Code that draws figures:
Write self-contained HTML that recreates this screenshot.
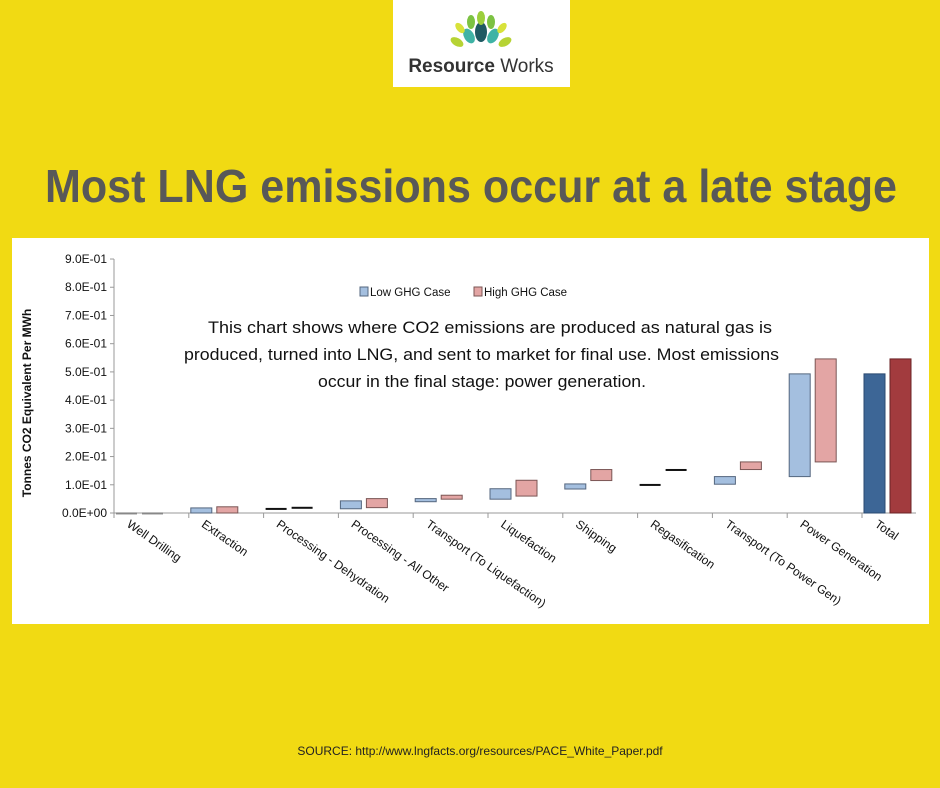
<!DOCTYPE html>
<html><head><meta charset="utf-8"><style>
html,body{margin:0;padding:0;}
body{width:940px;height:788px;background:#f1da13;position:relative;overflow:hidden;font-family:"Liberation Sans",sans-serif;}
</style></head><body>
<div style="position:absolute;left:393px;top:0;width:177px;height:87px;background:#fff;">
<svg width="177" height="87">
 <g transform="translate(88,38)">
  <ellipse cx="0" cy="-6" rx="6" ry="10" fill="#1f5a63"/>
  <ellipse cx="-12" cy="-2" rx="5" ry="8" fill="#3fb3a5" transform="rotate(-30 -12 -2)"/>
  <ellipse cx="12" cy="-2" rx="5" ry="8" fill="#3fb3a5" transform="rotate(30 12 -2)"/>
  <ellipse cx="-10" cy="-16" rx="4" ry="7" fill="#7cc242"/>
  <ellipse cx="10" cy="-16" rx="4" ry="7" fill="#7cc242"/>
  <ellipse cx="0" cy="-20" rx="4" ry="7" fill="#9ccf3c"/>
  <ellipse cx="-24" cy="4" rx="4" ry="7" fill="#b6d334" transform="rotate(-60 -24 4)"/>
  <ellipse cx="24" cy="4" rx="4" ry="7" fill="#b6d334" transform="rotate(60 24 4)"/>
  <ellipse cx="-21" cy="-10" rx="3.5" ry="6" fill="#d8e23a" transform="rotate(-40 -21 -10)"/>
  <ellipse cx="21" cy="-10" rx="3.5" ry="6" fill="#d8e23a" transform="rotate(40 21 -10)"/>
 </g>
 <text x="88" y="72" text-anchor="middle" font-size="19" fill="#333" font-family="Liberation Sans, sans-serif"><tspan font-weight="bold">Resource</tspan> Works</text>
</svg></div>
<svg width="940" height="230" style="position:absolute;left:0;top:0;">
<text x="45" y="202" font-size="46" font-weight="bold" fill="#585858" textLength="852" lengthAdjust="spacingAndGlyphs" font-family="Liberation Sans, sans-serif">Most LNG emissions occur at a late stage</text>
</svg>
<div style="position:absolute;left:12px;top:238px;width:917px;height:386px;background:#fff;"></div>
<svg id="chart" width="940" height="788" style="position:absolute;left:0;top:0;"></svg>
<div style="position:absolute;left:0;top:744px;width:960px;text-align:center;font-size:12px;color:#222;">SOURCE: http://www.lngfacts.org/resources/PACE_White_Paper.pdf</div>
<script>
const categories=["Well Drilling","Extraction","Processing - Dehydration","Processing - All Other","Transport (To Liquefaction)","Liquefaction","Shipping","Regasification","Transport (To Power Gen)","Power Generation","Total"];
const lowStart=[0,0,0.016,0.015,0.040,0.049,0.085,0.101,0.102,0.129,0];
const lowEnd=[0.002,0.018,0.018,0.043,0.051,0.086,0.103,0.103,0.129,0.493,0.493];
const highStart=[0,0,0.020,0.019,0.049,0.060,0.115,0.154,0.154,0.181,0];
const highEnd=[0.002,0.022,0.022,0.051,0.063,0.116,0.154,0.156,0.181,0.546,0.546];
const yTicks=["0.0E+00","1.0E-01","2.0E-01","3.0E-01","4.0E-01","5.0E-01","6.0E-01","7.0E-01","8.0E-01","9.0E-01"];
const ns="http://www.w3.org/2000/svg";
const svg=document.getElementById('chart');
const y0=513,pxPer=282.2,xL=114,step=74.8;
function yS(v){return y0-v*pxPer;}
function xB(i){return xL+i*step;}
function mk(t,a){const e=document.createElementNS(ns,t);for(const k in a)e.setAttribute(k,a[k]);svg.appendChild(e);return e;}
let ax=mk('line',{x1:xL,y1:yS(0.9),x2:xL,y2:y0,stroke:'#999'});


let xa=mk('line',{x1:xL,y1:y0,x2:916,y2:y0,stroke:'#999'});


yTicks.forEach((t,i)=>{const v=i/10;
 mk('line',{x1:xL-4,y1:yS(v),x2:xL,y2:yS(v),stroke:'#999'});
 const tx=mk('text',{x:xL-7,y:yS(v)+4,'text-anchor':'end','font-size':12,fill:'#111'});tx.textContent=t;
 
 
});
for(let i=0;i<=categories.length;i++){const x=xB(i);if(x<=917)mk('line',{x1:x,y1:y0,x2:x,y2:y0+5,stroke:'#999'});}
categories.forEach((c,i)=>{
 const b=xB(i),tot=i===categories.length-1;
 function bar(s,e,x,fill,stroke,name){
  let top=yS(e),h=Math.max(yS(s)-top,1.5);
  const thin=(e-s)<0.004;
  const r=mk('rect',{x:x,y:top,width:21,height:h,fill:thin?(i===0?'#888':'#111'):fill,stroke:thin?'none':stroke,'stroke-width':1});
  if(thin){r.setAttribute('height',2);}
  
  
 }
 bar(lowStart[i],lowEnd[i],b+2,tot?'#3d6696':'#a4bfdf',tot?'#2a4a70':'#55677f','bar-low-'+i);
 bar(highStart[i],highEnd[i],b+28,tot?'#a23b3e':'#e3a5a4',tot?'#6b2325':'#7b5655','bar-high-'+i);
 const cx=b+12,cy=526;
 const t=mk('text',{x:cx,y:cy,'font-size':12,fill:'#111',transform:`rotate(35 ${cx} ${cy})`});t.textContent=c;
 
 
});
const yt=mk('text',{x:31,y:403,'text-anchor':'middle','font-size':12,'font-weight':'bold',fill:'#111',transform:'rotate(-90 31 403)'});yt.textContent='Tonnes CO2 Equivalent Per MWh';


const l1=mk('rect',{x:360,y:287,width:8,height:9,fill:'#a4bfdf',stroke:'#55677f'});


const lt1=mk('text',{x:370,y:296,'font-size':11.5,fill:'#111'});lt1.textContent='Low GHG Case';


const l2=mk('rect',{x:474,y:287,width:8,height:9,fill:'#e3a5a4',stroke:'#7b5655'});


const lt2=mk('text',{x:484,y:296,'font-size':11.5,fill:'#111'});lt2.textContent='High GHG Case';


const lines=[["This chart shows where CO2 emissions are produced as natural gas is",208,772],["produced, turned into LNG, and sent to market for final use. Most emissions",184,779],["occur in the final stage: power generation.",318,646]];
lines.forEach((l,i)=>{const t=mk('text',{x:l[1],y:333+i*27,'font-size':17,fill:'#111',textLength:l[2]-l[1],lengthAdjust:'spacingAndGlyphs'});t.textContent=l[0];
 
 });
</script>
</body></html>
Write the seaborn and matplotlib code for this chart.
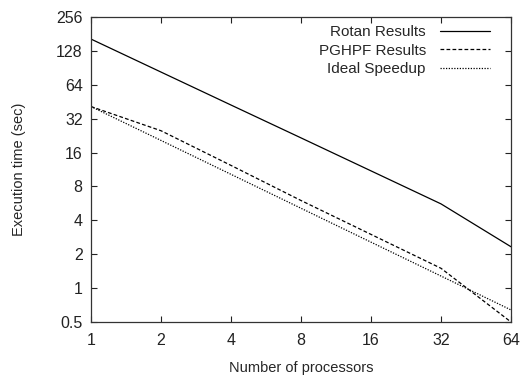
import matplotlib
matplotlib.use("Agg")

import matplotlib.pyplot as plt
import pandas as pd
import seaborn as sns
from matplotlib.ticker import FixedLocator, FixedFormatter, NullLocator

processors = [1, 2, 4, 8, 16, 32, 64]
rotan = [163, 83, 42.3, 21.6, 11.0, 5.6, 2.33]
pghpf = [41, 25, 12.3, 6.0, 3.0, 1.5, 0.5]
ideal = [41, 20.5, 10.25, 5.12, 2.56, 1.28, 0.64]

x_ticks = [1, 2, 4, 8, 16, 32, 64]
y_ticks = [0.5, 1, 2, 4, 8, 16, 32, 64, 128, 256]
y_tick_labels = ["0.5", "1", "2", "4", "8", "16", "32", "64", "128", "256"]

sns.set_theme(style="ticks")
plt.rcParams["font.family"] = ["Liberation Sans", "DejaVu Sans"]

df = pd.DataFrame({
    "procs": processors * 3,
    "time": rotan + pghpf + ideal,
    "series": ["Rotan Results"] * 7 + ["PGHPF Results"] * 7 + ["Ideal Speedup"] * 7,
})

fig = plt.figure(figsize=(5.24, 3.77), dpi=100)
ax = fig.add_axes([91 / 524, 1 - 322 / 377, 420 / 524, 305 / 377])

styles = {
    "Rotan Results": "-",
    "PGHPF Results": (0, (3, 1.8)),
    "Ideal Speedup": (0, (1, 1.2)),
}
for name, ls in styles.items():
    sub = df[df["series"] == name]
    sns.lineplot(data=sub, x="procs", y="time", ax=ax, color="black",
                 linewidth=0.9, linestyle=ls, label=name)

ax.set_xscale("log", base=2)
ax.set_yscale("log", base=2)
ax.set_xlim(1, 64)
ax.set_ylim(0.5, 256)
ax.xaxis.set_major_locator(FixedLocator(x_ticks))
ax.xaxis.set_major_formatter(FixedFormatter([str(v) for v in x_ticks]))
ax.yaxis.set_major_locator(FixedLocator(y_ticks))
ax.yaxis.set_major_formatter(FixedFormatter(y_tick_labels))
ax.xaxis.set_minor_locator(NullLocator())
ax.yaxis.set_minor_locator(NullLocator())

ax.tick_params(which="major", direction="in", length=4, width=0.8,
               top=True, right=True, labelsize=11.5, pad=6, colors="#222222")
ax.tick_params(axis="x", pad=8)
for sp in ax.spines.values():
    sp.set_linewidth(0.9)
    sp.set_color("#333333")

ax.set_xlabel("Number of processors", fontsize=10.5)
ax.set_ylabel("Execution time (sec)", fontsize=10.5)
ax.xaxis.set_label_coords(0.5, -(361 - 322) / 305)
ax.yaxis.set_label_coords(-(91 - 26) / 420, 0.5)

leg = ax.legend(loc="upper right", bbox_to_anchor=(490 / 524, 1 - 25 / 377),
                bbox_transform=fig.transFigure, frameon=False, markerfirst=False,
                fontsize=11, handlelength=3.3, handletextpad=0.9,
                labelspacing=0.3, borderpad=0, borderaxespad=0)

fig.savefig("out.png", dpi=100)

_Problem_
From the records above, transcribe exactly the lines starting at the one containing "Write the seaborn" and ending at the one containing "ax = fig.add_axes([91". Skip the pictures.

_Finished task_
Write the seaborn and matplotlib code for this chart.
import matplotlib
matplotlib.use("Agg")

import matplotlib.pyplot as plt
import pandas as pd
import seaborn as sns
from matplotlib.ticker import FixedLocator, FixedFormatter, NullLocator

processors = [1, 2, 4, 8, 16, 32, 64]
rotan = [163, 83, 42.3, 21.6, 11.0, 5.6, 2.33]
pghpf = [41, 25, 12.3, 6.0, 3.0, 1.5, 0.5]
ideal = [41, 20.5, 10.25, 5.12, 2.56, 1.28, 0.64]

x_ticks = [1, 2, 4, 8, 16, 32, 64]
y_ticks = [0.5, 1, 2, 4, 8, 16, 32, 64, 128, 256]
y_tick_labels = ["0.5", "1", "2", "4", "8", "16", "32", "64", "128", "256"]

sns.set_theme(style="ticks")
plt.rcParams["font.family"] = ["Liberation Sans", "DejaVu Sans"]

df = pd.DataFrame({
    "procs": processors * 3,
    "time": rotan + pghpf + ideal,
    "series": ["Rotan Results"] * 7 + ["PGHPF Results"] * 7 + ["Ideal Speedup"] * 7,
})

fig = plt.figure(figsize=(5.24, 3.77), dpi=100)
ax = fig.add_axes([91 / 524, 1 - 322 / 377, 420 / 524, 305 / 377])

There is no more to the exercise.